Start of RECORD SET

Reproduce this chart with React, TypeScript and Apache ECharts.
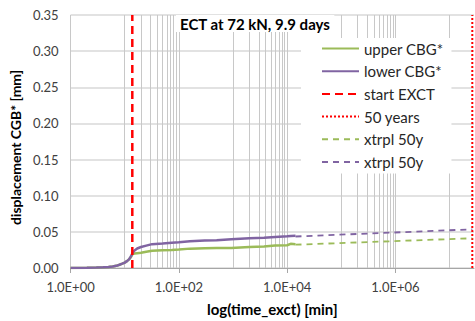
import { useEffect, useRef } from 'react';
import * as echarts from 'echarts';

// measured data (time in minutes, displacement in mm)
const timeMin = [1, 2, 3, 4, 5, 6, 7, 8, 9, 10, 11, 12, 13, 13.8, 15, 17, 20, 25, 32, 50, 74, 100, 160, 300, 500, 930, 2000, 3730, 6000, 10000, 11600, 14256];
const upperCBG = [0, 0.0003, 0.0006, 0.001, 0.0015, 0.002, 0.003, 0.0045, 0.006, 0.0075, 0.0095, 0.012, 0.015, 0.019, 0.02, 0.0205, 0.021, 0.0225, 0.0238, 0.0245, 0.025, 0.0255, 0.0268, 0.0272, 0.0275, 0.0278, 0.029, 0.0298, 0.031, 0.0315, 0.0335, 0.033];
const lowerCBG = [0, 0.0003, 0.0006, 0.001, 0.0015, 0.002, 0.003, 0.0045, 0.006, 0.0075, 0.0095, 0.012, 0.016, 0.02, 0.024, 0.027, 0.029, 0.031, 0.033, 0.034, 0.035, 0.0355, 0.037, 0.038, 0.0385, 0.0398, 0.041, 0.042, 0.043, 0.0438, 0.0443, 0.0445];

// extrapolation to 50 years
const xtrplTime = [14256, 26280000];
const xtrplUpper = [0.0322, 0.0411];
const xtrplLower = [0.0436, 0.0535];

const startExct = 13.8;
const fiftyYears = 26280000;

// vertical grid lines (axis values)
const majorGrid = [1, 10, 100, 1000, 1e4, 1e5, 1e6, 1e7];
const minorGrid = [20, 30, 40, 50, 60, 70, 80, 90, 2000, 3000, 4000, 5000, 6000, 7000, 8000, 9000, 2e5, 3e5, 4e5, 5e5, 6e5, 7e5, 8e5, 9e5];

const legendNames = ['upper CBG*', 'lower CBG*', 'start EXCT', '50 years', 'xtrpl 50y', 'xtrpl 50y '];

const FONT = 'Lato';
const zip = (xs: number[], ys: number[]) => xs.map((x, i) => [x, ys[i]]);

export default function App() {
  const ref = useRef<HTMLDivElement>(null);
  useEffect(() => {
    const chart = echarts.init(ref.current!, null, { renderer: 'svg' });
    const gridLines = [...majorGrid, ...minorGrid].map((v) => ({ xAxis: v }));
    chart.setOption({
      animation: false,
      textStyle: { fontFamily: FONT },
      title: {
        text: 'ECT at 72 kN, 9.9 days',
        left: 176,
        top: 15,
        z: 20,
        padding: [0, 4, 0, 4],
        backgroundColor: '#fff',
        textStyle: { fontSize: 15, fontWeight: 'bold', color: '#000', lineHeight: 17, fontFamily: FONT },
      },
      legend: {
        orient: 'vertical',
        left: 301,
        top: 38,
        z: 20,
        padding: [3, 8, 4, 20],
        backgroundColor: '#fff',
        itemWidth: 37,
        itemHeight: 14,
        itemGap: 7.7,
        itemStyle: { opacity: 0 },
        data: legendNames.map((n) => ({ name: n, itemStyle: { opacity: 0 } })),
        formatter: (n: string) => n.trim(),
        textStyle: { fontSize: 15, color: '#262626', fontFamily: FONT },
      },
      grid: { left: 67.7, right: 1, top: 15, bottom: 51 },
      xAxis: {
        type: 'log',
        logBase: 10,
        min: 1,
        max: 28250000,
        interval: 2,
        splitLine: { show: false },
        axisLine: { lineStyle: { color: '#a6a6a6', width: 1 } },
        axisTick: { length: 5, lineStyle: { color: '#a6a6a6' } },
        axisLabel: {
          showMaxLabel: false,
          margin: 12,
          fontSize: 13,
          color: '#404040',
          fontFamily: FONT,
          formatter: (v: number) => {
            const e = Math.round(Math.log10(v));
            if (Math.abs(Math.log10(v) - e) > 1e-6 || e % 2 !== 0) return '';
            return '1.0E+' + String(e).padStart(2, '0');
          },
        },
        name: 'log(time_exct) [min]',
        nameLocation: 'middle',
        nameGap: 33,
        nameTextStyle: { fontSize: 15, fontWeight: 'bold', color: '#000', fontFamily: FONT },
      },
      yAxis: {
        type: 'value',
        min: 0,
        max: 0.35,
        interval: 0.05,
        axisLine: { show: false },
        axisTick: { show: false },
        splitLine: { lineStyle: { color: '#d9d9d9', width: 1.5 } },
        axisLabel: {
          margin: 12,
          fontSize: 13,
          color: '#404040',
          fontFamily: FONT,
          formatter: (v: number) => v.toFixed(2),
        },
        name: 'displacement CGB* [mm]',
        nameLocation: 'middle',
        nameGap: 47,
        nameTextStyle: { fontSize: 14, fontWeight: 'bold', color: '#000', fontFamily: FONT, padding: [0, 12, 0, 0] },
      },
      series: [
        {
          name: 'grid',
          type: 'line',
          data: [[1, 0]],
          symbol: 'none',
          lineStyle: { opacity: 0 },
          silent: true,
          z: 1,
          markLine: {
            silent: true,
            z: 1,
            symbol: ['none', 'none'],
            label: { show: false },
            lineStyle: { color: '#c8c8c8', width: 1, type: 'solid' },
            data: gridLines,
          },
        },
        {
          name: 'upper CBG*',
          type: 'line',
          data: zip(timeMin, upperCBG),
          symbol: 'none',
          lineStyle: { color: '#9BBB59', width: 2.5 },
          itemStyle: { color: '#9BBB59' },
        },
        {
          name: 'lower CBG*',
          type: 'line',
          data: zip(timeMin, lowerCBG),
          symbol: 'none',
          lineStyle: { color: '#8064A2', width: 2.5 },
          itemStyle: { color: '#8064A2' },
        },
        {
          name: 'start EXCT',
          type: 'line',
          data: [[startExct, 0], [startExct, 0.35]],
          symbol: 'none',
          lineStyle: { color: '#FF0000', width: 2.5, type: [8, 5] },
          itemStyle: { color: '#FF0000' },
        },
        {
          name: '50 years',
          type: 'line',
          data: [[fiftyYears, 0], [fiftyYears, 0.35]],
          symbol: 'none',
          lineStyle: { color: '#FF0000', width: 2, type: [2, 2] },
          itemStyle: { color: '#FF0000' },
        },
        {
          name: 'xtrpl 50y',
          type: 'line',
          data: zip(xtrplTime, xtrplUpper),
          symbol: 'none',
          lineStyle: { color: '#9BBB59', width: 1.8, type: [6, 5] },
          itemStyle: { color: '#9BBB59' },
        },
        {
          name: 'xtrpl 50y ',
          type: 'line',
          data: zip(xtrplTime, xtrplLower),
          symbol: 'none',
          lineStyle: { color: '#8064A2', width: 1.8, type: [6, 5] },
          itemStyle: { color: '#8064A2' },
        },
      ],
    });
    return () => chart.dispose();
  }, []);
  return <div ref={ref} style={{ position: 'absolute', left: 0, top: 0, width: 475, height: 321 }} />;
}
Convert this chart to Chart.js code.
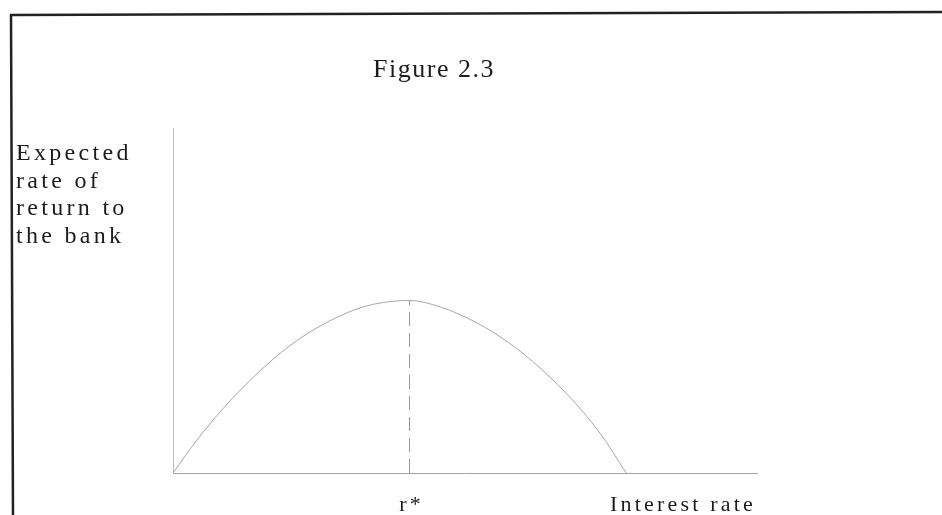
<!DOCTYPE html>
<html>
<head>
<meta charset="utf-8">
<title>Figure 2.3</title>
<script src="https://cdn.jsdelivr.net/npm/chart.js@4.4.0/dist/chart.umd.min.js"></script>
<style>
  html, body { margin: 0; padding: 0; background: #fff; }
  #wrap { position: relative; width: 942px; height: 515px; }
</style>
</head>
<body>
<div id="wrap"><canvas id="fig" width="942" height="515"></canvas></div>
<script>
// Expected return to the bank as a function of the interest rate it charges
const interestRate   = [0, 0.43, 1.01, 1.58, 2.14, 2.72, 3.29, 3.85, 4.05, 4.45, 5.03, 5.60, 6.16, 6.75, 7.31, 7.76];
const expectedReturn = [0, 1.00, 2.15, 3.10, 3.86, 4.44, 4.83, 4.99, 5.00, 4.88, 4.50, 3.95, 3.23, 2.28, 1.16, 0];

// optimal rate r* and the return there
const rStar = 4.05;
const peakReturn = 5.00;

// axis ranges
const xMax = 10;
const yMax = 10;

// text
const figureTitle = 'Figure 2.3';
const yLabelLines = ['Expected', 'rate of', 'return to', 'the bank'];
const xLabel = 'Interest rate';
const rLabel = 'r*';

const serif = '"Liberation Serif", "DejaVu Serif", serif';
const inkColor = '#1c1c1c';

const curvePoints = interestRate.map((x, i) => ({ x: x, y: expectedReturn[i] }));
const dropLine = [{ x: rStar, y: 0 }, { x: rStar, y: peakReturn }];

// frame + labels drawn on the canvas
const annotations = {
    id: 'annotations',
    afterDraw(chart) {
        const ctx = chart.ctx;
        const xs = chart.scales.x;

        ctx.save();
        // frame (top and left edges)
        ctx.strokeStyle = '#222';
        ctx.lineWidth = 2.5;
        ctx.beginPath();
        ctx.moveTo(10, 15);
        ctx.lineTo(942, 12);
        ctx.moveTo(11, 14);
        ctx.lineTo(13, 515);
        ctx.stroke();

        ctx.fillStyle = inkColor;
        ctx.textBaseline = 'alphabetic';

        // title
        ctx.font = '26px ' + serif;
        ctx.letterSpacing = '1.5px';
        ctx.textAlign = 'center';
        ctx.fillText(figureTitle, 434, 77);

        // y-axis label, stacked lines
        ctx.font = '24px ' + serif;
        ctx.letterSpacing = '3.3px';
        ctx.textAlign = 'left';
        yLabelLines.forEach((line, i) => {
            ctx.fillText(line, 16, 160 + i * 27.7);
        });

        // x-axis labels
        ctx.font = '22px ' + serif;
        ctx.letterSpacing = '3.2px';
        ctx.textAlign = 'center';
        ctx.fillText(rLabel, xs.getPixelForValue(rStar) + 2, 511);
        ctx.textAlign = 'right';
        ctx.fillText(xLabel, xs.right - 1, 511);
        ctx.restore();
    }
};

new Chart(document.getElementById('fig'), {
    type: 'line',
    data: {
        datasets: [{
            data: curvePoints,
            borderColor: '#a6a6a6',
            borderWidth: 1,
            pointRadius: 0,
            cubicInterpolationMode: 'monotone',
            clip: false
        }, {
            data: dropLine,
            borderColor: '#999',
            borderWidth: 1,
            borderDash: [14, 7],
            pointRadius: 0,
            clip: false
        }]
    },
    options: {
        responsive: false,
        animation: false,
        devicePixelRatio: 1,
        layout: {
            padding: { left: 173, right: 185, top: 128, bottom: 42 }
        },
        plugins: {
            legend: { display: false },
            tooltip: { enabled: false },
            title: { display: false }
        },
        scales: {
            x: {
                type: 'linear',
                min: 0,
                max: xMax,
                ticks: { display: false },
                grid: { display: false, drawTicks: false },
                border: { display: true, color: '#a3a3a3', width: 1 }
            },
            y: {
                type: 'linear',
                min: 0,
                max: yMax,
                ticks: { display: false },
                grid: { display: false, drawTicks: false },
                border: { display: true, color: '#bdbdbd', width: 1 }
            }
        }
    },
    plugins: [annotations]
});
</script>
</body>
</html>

End of RECORD SET

* **OBJECTIVE**: Restate each line from the start of the listing through the line bearing "import * as echarts from 'echarts';" word for word. Drop the pictures.

* **ANSWER TO THIS EXERCISE**:
Reproduce this chart with React, TypeScript and Apache ECharts.
import { useEffect, useRef } from 'react';
import * as echarts from 'echarts';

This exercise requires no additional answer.